**Aim**. For every line in the data below that contains "React", copy the line.

Data entries:
#####

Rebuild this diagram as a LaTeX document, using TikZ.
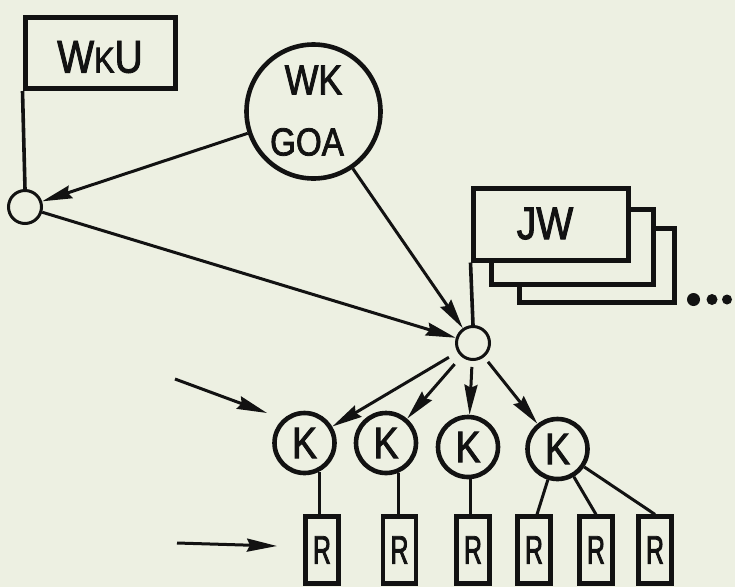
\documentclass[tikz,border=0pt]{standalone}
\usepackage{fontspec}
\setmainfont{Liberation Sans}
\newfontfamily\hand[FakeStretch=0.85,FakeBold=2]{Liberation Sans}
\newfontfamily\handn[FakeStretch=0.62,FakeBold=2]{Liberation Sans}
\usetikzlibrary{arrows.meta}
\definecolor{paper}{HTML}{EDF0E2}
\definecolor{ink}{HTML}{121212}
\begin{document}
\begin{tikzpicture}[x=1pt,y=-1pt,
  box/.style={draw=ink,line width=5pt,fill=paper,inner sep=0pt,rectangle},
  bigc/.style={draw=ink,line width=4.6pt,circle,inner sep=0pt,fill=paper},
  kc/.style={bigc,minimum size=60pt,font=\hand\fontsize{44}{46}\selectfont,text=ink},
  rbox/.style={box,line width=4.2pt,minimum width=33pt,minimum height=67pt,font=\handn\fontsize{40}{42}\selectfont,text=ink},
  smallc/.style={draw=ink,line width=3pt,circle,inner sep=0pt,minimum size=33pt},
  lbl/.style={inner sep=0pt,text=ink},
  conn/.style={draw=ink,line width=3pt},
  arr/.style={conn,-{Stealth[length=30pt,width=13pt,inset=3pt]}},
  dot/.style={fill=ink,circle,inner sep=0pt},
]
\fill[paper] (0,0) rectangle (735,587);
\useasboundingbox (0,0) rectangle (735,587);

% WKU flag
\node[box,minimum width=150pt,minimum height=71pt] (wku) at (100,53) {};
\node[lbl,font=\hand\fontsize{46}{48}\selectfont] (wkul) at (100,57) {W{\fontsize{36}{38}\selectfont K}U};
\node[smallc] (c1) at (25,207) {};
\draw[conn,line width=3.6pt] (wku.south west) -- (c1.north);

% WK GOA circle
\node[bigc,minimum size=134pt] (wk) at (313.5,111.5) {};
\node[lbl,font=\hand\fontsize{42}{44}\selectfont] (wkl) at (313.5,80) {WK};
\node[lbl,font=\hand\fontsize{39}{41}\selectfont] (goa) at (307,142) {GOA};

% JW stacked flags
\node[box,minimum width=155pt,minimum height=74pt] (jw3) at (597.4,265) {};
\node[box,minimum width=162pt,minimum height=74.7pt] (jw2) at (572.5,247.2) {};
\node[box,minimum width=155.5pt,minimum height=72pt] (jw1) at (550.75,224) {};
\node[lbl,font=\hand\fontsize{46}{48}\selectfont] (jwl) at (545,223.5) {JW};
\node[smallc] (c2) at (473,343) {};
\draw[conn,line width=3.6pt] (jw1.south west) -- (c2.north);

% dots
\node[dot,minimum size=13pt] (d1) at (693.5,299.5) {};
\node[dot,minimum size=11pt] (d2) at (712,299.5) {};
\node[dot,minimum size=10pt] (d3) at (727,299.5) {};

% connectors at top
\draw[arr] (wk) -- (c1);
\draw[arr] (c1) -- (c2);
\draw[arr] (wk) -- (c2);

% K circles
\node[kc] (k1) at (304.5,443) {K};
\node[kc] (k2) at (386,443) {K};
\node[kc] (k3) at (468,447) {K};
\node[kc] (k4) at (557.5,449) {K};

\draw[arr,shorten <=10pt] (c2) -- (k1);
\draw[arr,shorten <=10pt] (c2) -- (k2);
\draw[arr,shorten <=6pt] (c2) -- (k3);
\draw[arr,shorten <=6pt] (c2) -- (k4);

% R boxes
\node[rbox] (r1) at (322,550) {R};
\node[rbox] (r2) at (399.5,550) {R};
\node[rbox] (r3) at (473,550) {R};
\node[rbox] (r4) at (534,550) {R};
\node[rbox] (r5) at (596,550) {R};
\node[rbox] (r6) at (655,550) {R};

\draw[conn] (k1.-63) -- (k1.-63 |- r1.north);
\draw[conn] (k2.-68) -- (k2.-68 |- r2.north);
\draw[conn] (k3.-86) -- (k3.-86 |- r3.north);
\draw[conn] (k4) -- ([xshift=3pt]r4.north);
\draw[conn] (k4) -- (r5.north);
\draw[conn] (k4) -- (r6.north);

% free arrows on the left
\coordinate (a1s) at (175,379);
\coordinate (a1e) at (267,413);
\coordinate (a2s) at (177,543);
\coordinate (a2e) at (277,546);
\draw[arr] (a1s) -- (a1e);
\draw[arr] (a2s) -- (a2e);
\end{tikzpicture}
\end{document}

#####

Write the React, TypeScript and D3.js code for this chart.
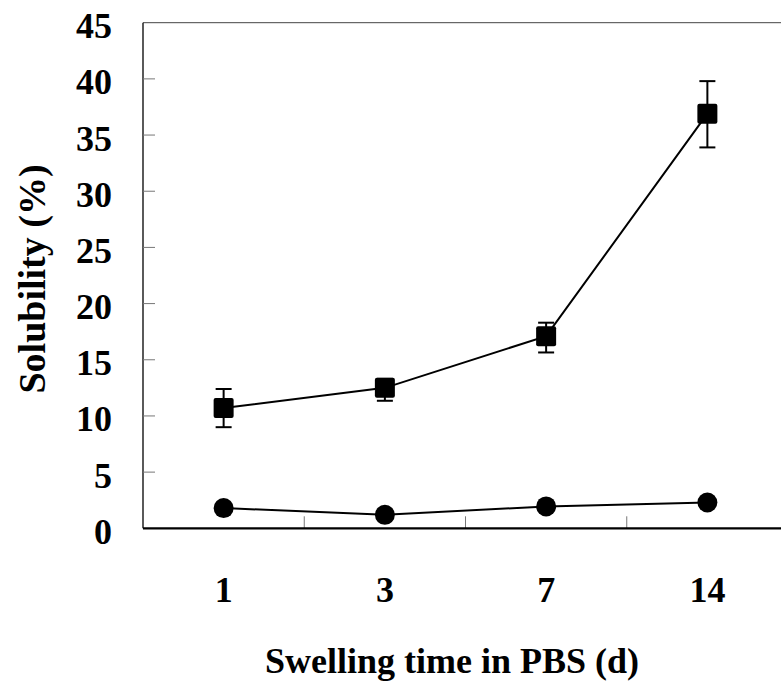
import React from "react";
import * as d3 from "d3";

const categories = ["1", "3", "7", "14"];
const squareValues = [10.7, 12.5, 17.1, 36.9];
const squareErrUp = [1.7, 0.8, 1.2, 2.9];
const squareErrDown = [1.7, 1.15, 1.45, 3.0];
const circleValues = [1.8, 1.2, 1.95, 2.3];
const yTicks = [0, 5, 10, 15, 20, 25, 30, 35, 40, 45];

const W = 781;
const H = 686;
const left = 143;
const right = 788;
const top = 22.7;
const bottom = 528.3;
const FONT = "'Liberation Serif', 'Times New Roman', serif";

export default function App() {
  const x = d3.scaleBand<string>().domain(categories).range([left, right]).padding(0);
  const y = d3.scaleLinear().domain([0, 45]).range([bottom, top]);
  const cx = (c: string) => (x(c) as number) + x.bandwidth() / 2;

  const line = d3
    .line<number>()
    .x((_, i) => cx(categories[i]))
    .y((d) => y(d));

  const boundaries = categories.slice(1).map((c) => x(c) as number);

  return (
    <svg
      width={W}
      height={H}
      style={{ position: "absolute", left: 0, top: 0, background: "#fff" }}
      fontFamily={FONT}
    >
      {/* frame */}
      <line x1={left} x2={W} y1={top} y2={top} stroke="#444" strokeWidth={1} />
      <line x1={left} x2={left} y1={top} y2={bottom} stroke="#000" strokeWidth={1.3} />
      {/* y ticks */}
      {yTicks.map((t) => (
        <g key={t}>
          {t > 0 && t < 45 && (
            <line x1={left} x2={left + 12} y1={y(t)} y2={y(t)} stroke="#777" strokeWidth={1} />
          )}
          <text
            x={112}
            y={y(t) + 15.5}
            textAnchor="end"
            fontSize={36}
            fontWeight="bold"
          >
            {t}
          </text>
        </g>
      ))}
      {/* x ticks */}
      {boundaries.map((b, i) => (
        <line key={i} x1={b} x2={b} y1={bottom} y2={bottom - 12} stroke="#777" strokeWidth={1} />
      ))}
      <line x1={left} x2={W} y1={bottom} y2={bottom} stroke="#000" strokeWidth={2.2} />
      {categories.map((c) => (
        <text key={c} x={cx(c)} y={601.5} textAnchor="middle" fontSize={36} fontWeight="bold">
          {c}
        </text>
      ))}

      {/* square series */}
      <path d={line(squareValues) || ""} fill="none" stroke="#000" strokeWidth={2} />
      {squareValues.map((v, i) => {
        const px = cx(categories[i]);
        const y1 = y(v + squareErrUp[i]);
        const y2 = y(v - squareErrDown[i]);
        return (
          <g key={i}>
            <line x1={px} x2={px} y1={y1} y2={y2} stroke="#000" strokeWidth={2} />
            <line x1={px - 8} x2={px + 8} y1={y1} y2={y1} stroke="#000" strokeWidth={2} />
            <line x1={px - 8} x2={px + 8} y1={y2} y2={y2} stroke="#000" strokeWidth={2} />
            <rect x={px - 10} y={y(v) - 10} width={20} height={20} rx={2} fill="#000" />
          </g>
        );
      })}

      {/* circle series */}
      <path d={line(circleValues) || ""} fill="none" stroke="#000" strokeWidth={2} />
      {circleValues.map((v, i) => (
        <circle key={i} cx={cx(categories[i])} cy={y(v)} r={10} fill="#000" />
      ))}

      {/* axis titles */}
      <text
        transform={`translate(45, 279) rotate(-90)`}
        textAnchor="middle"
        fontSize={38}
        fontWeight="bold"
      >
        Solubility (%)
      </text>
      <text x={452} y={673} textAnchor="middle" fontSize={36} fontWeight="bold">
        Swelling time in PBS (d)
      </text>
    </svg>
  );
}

#####

**Solution to this task**.
Write the React, TypeScript and D3.js code for this chart.
import React from "react";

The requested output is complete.